* [What is being asked]
Don't include pictures. Quote the lines below from the first through the line that contains "(7,629) -- (420,629);".

* [Data lines]
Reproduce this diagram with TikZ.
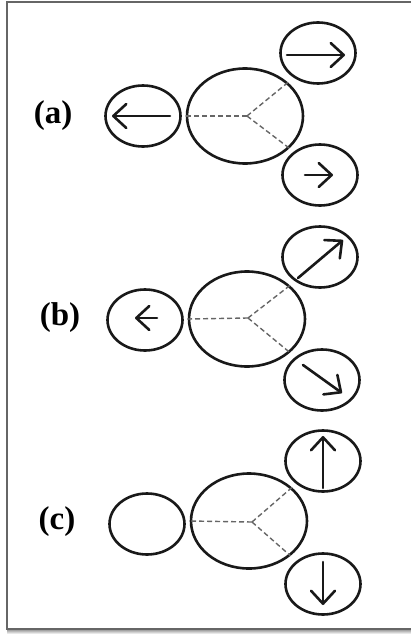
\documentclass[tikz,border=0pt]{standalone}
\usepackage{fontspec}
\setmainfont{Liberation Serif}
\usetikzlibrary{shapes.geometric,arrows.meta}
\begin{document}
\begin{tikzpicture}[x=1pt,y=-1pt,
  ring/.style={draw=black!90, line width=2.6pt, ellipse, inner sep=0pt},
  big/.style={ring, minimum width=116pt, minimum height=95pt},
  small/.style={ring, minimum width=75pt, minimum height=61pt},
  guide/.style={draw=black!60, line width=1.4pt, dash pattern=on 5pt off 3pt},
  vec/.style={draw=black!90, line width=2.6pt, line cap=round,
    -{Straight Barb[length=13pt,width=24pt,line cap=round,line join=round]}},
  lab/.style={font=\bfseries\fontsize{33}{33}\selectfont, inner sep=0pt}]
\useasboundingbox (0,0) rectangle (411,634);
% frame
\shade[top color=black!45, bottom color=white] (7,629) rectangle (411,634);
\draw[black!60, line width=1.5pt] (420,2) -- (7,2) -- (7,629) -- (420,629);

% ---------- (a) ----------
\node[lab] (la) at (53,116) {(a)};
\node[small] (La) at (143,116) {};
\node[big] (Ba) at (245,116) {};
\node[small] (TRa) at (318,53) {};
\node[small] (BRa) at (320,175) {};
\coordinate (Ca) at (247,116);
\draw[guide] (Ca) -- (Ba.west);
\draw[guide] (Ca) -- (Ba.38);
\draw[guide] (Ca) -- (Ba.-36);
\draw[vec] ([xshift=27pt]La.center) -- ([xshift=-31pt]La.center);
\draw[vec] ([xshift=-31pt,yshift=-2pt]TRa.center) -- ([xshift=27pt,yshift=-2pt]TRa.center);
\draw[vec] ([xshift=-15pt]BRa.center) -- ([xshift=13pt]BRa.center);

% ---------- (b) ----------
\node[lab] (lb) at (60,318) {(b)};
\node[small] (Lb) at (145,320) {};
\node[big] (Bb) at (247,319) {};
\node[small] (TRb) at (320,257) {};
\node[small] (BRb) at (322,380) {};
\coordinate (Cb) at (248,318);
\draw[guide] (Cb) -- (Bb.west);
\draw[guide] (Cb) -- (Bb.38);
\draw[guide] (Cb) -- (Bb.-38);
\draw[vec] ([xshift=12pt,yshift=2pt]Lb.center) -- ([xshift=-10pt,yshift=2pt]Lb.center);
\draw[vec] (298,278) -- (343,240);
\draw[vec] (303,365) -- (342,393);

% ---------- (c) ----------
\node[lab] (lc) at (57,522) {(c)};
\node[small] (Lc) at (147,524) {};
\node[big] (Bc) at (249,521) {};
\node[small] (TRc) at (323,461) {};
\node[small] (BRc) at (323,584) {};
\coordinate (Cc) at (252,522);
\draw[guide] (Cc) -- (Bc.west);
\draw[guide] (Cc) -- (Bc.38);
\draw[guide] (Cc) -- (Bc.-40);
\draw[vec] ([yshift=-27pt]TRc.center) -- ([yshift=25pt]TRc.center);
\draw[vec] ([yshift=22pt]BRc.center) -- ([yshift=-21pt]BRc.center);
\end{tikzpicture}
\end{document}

* [Written reply]
Reproduce this diagram with TikZ.
\documentclass[tikz,border=0pt]{standalone}
\usepackage{fontspec}
\setmainfont{Liberation Serif}
\usetikzlibrary{shapes.geometric,arrows.meta}
\begin{document}
\begin{tikzpicture}[x=1pt,y=-1pt,
  ring/.style={draw=black!90, line width=2.6pt, ellipse, inner sep=0pt},
  big/.style={ring, minimum width=116pt, minimum height=95pt},
  small/.style={ring, minimum width=75pt, minimum height=61pt},
  guide/.style={draw=black!60, line width=1.4pt, dash pattern=on 5pt off 3pt},
  vec/.style={draw=black!90, line width=2.6pt, line cap=round,
    -{Straight Barb[length=13pt,width=24pt,line cap=round,line join=round]}},
  lab/.style={font=\bfseries\fontsize{33}{33}\selectfont, inner sep=0pt}]
\useasboundingbox (0,0) rectangle (411,634);
% frame
\shade[top color=black!45, bottom color=white] (7,629) rectangle (411,634);
\draw[black!60, line width=1.5pt] (420,2) -- (7,2) -- (7,629) -- (420,629);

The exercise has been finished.